▶ AIM: Leave out any pictures and transcribe all other data below exactly.

▶ SUPPLIED DATA:
--------------------------------------------------

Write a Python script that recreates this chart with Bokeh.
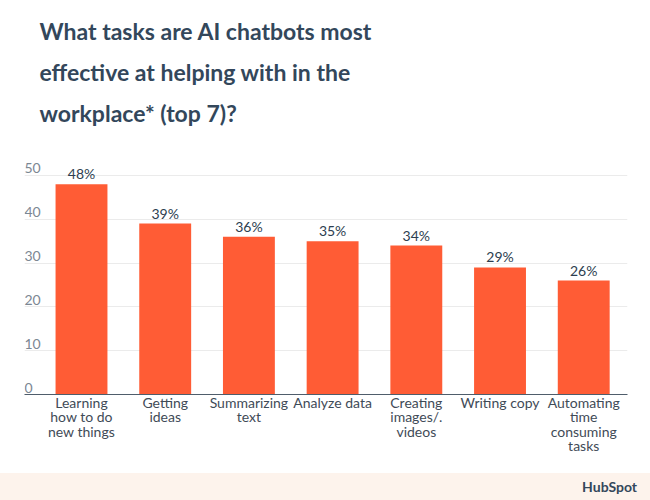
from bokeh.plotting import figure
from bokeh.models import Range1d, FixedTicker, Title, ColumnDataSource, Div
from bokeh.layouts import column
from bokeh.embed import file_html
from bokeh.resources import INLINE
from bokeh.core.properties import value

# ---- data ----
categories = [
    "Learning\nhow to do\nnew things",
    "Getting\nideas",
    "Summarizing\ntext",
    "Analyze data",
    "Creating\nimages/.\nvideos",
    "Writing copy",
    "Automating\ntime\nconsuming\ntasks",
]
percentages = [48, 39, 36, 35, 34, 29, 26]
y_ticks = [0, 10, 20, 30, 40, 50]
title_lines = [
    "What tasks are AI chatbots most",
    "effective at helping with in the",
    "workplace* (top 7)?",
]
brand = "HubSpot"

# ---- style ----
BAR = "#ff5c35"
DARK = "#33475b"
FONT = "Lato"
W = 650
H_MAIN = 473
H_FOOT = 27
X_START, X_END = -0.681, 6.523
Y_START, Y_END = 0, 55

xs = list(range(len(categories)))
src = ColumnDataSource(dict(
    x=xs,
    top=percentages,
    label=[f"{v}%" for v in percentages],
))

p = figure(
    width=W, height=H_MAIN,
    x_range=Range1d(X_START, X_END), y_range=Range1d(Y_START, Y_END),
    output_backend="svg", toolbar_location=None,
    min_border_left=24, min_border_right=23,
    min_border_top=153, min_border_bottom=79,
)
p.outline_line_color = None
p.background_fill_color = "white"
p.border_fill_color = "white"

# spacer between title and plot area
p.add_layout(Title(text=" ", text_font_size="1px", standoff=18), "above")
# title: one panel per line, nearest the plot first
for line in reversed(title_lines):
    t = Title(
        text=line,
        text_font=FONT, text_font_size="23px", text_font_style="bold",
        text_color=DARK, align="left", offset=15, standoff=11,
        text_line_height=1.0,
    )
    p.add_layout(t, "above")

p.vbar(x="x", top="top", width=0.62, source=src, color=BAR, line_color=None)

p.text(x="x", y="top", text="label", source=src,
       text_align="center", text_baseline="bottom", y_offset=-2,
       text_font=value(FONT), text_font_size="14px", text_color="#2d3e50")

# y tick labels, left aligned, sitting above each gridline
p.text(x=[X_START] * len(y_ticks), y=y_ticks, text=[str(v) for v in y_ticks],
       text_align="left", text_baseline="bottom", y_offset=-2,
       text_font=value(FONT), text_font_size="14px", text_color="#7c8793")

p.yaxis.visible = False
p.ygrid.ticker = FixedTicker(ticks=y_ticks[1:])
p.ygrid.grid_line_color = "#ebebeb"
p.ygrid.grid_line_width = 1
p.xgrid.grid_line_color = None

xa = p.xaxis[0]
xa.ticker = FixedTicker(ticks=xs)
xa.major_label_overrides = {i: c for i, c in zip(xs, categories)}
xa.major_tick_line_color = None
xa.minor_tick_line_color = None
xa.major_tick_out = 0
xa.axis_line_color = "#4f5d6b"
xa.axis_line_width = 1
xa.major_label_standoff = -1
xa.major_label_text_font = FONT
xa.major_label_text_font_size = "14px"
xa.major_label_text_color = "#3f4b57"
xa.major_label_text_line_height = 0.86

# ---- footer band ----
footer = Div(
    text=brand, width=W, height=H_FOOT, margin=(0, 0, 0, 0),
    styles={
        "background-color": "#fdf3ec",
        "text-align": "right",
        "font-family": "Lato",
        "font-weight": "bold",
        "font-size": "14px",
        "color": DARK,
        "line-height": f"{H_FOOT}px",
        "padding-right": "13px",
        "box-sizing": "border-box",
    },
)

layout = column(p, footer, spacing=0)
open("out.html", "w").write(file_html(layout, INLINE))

--------------------------------------------------

▶ REPLY TO THE TASK:
Write a Python script that recreates this chart with Bokeh.
from bokeh.plotting import figure
from bokeh.models import Range1d, FixedTicker, Title, ColumnDataSource, Div
from bokeh.layouts import column
from bokeh.embed import file_html
from bokeh.resources import INLINE
from bokeh.core.properties import value

# ---- data ----
categories = [
    "Learning\nhow to do\nnew things",
    "Getting\nideas",
    "Summarizing\ntext",
    "Analyze data",
    "Creating\nimages/.\nvideos",
    "Writing copy",
    "Automating\ntime\nconsuming\ntasks",
]
percentages = [48, 39, 36, 35, 34, 29, 26]
y_ticks = [0, 10, 20, 30, 40, 50]
title_lines = [
    "What tasks are AI chatbots most",
    "effective at helping with in the",
    "workplace* (top 7)?",
]
brand = "HubSpot"

# ---- style ----
BAR = "#ff5c35"
DARK = "#33475b"
FONT = "Lato"
W = 650
H_MAIN = 473
H_FOOT = 27
X_START, X_END = -0.681, 6.523
Y_START, Y_END = 0, 55

xs = list(range(len(categories)))
src = ColumnDataSource(dict(
    x=xs,
    top=percentages,
    label=[f"{v}%" for v in percentages],
))

p = figure(
    width=W, height=H_MAIN,
    x_range=Range1d(X_START, X_END), y_range=Range1d(Y_START, Y_END),
    output_backend="svg", toolbar_location=None,
    min_border_left=24, min_border_right=23,
    min_border_top=153, min_border_bottom=79,
)
p.outline_line_color = None
p.background_fill_color = "white"
p.border_fill_color = "white"

# spacer between title and plot area
p.add_layout(Title(text=" ", text_font_size="1px", standoff=18), "above")
# title: one panel per line, nearest the plot first
for line in reversed(title_lines):
    t = Title(
        text=line,
        text_font=FONT, text_font_size="23px", text_font_style="bold",
        text_color=DARK, align="left", offset=15, standoff=11,
        text_line_height=1.0,
    )
    p.add_layout(t, "above")

p.vbar(x="x", top="top", width=0.62, source=src, color=BAR, line_color=None)

p.text(x="x", y="top", text="label", source=src,
       text_align="center", text_baseline="bottom", y_offset=-2,
       text_font=value(FONT), text_font_size="14px", text_color="#2d3e50")

# y tick labels, left aligned, sitting above each gridline
p.text(x=[X_START] * len(y_ticks), y=y_ticks, text=[str(v) for v in y_ticks],
       text_align="left", text_baseline="bottom", y_offset=-2,
       text_font=value(FONT), text_font_size="14px", text_color="#7c8793")

p.yaxis.visible = False
p.ygrid.ticker = FixedTicker(ticks=y_ticks[1:])
p.ygrid.grid_line_color = "#ebebeb"
p.ygrid.grid_line_width = 1
p.xgrid.grid_line_color = None

xa = p.xaxis[0]
xa.ticker = FixedTicker(ticks=xs)
xa.major_label_overrides = {i: c for i, c in zip(xs, categories)}
xa.major_tick_line_color = None
xa.minor_tick_line_color = None
xa.major_tick_out = 0
xa.axis_line_color = "#4f5d6b"
xa.axis_line_width = 1
xa.major_label_standoff = -1
xa.major_label_text_font = FONT
xa.major_label_text_font_size = "14px"
xa.major_label_text_color = "#3f4b57"
xa.major_label_text_line_height = 0.86

# ---- footer band ----
footer = Div(
    text=brand, width=W, height=H_FOOT, margin=(0, 0, 0, 0),
    styles={
        "background-color": "#fdf3ec",
        "text-align": "right",
        "font-family": "Lato",
        "font-weight": "bold",
        "font-size": "14px",
        "color": DARK,
        "line-height": f"{H_FOOT}px",
        "padding-right": "13px",
        "box-sizing": "border-box",
    },
)

layout = column(p, footer, spacing=0)
open("out.html", "w").write(file_html(layout, INLINE))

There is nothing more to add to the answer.